Les recherches ont démontré qu’on mangeait de la viande attendrie au pilon, cuite dans l’huile de sésame et assaisonnée de moutarde, de curcuma et de gingembre. Si les traces d’épices ont pu être dépistées, c’est uniquement parce qu’elles avaient été incorporées au mélange. Faut-il y voir le premier ancêtre de la boulette? Les réflexions de Stroun mènent à cette conclusion.

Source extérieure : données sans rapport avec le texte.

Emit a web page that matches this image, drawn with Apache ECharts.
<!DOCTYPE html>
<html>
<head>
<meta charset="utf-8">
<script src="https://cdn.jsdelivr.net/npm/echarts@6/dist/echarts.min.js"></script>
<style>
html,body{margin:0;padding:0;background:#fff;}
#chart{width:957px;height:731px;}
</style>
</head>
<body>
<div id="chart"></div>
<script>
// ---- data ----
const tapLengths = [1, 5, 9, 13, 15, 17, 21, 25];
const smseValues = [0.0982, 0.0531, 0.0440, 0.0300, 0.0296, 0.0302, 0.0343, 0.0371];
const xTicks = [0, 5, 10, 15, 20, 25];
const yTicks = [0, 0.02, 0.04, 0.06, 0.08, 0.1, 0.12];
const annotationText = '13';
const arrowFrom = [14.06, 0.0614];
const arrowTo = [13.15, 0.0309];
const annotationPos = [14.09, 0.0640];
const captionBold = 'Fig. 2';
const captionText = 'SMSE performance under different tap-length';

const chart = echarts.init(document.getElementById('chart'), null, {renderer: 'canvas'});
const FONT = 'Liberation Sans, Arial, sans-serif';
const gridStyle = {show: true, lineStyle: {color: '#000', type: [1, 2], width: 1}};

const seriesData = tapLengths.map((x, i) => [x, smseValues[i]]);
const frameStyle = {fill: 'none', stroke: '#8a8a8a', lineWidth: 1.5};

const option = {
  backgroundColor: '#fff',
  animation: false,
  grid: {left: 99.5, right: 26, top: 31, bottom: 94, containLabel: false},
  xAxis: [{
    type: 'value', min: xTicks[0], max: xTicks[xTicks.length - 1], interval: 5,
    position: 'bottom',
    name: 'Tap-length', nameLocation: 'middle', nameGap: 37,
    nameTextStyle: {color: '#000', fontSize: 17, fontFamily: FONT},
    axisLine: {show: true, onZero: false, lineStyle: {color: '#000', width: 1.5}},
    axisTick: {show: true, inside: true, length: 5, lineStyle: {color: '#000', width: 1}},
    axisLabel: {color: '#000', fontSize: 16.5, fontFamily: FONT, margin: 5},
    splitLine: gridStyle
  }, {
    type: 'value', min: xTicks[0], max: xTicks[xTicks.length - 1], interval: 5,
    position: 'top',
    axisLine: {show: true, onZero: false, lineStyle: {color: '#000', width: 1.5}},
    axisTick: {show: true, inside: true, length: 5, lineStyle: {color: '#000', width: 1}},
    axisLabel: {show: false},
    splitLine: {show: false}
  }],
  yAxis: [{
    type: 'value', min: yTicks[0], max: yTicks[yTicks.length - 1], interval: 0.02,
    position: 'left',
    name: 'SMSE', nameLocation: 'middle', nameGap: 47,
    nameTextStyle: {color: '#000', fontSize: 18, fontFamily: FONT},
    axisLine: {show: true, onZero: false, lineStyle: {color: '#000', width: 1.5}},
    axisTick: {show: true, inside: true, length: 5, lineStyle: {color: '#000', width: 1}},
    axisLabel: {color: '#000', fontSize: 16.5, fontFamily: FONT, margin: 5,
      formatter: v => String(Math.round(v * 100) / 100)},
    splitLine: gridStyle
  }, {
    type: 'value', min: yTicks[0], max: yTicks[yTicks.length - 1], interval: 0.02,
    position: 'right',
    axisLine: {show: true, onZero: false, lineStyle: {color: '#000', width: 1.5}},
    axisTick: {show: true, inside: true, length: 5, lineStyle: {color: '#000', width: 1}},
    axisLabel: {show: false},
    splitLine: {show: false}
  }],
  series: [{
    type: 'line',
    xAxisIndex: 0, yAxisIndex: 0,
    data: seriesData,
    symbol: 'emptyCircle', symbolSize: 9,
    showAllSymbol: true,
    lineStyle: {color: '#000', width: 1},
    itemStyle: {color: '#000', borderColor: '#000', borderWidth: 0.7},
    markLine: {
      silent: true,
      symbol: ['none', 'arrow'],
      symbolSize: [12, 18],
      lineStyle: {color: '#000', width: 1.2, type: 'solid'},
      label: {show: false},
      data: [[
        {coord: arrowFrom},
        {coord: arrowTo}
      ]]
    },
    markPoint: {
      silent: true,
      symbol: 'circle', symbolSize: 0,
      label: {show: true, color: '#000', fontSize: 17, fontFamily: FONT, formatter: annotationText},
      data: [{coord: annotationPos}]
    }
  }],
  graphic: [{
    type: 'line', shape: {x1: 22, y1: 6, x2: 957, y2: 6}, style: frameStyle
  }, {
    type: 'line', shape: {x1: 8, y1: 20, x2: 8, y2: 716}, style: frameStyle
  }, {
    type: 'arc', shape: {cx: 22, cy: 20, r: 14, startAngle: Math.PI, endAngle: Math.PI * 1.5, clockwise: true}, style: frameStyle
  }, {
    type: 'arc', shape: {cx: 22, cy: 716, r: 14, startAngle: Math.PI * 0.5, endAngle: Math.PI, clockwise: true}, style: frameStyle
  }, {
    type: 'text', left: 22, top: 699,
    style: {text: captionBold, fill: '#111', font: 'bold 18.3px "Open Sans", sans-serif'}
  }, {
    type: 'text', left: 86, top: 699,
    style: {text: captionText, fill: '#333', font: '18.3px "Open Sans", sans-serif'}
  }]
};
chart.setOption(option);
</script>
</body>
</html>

Si elles s’avèrent justes, la boulette serait ni plus ni moins une «invention» contemporaine de celle de la roue.

Selon Pierre-Brice Lebrun, auteur d’un rigolo Petit traité de la boulette, sa naissance croiserait plutôt, à la même époque, une découverte autrement historique: celle des épices.

On se trouve dans le sud-ouest de l’Inde cette fois, sur la côte de Malabar. La légende raconte qu’un pêcheur aurait eu l’idée de cueillir quelques grains de poivre pour en saupoudrer son riz et ainsi en améliorer le goût. Ce serait le point zéro de l’histoire des épices. Les baguettes, cuillères et fourchettes mettront encore quelques siècles avant d’être mises au point; aussi Lebrun imagine-t-il son pêcheur modelant avec ses doigts des petits tas faciles à consommer, avant de n’en faire qu’une bouchée…

Il faut se transporter dans la Rome antique pour trouver la première mention de la boulette dans un livre de recettes, le De re coquinaria d’Apicius, rédigé en latin vulgaire, dont la dernière version date du IVe siècle. On y apprend notamment que les Romains étaient experts dans la préparation des saucisses, hachis, quenelles, croquettes et autres… boulettes, auxquelles le deuxième chapitre est consacré. On y détaille des recettes simples: boulettes de grosses crevettes, boulettes à la brousse de brebis. D’autres légèrement plus surprenantes, comme ces boulettes à la vulve de truie, aromatisées de poireaux, de poivre, de pignons de pin et de brins d’aneth, ou celles composées de filets de paon, de mie de pain trempée dans le vin rouge et de myrtilles.

On raconte également que pendant l’Inquisition, pour piéger les juifs qui se déclaraient convertis, des informateurs servaient des albóndigas à base de viande de porc. Lorsque l’hôte annonçait la composition du plat, ceux qui refusaient ou recrachaient leur bouchée, ce qui trahissait leur véritable allégeance, étaient arrêtés sur-le-champ.

Depuis, les boulettes ont étendu leur souveraineté dans toutes les cultures et sur tous les continents: polpette, kefta, köttbullar, falafels, nuong, bitki, matzoh, knödel… Quelle gastronomie ne connaît pas la boulette, «à son aise dans toutes les cuisines», comme le rappelle Pierre-Brice Lebrun?

Poêlées, plongées dans un bain de friture, mijotées en sauce, à la vapeur, en soupe, en sandwich, sur la pizza, crues, farcies; c’est l’art subtil d’accommoder les restes, symbole par excellence d’une cuisine familiale, nostalgique et économique. Qui ne craint ni les variations, ni l’à-peu-près, ni l’improvisation. Il suffit d’associer des ingrédients qui font la paire, viande hachée, un reste de poisson cuit, légumineuse ou chair de saucisse, d’ajouter quelques herbes, épices, piment, ail, échalote, fromage, noix ou fruits secs, un oeuf pour lier la farce et de la chapelure pour enrober. Et entre les paumes de ses mains, de s’approprier un geste immémorial, mille milliards de fois répété.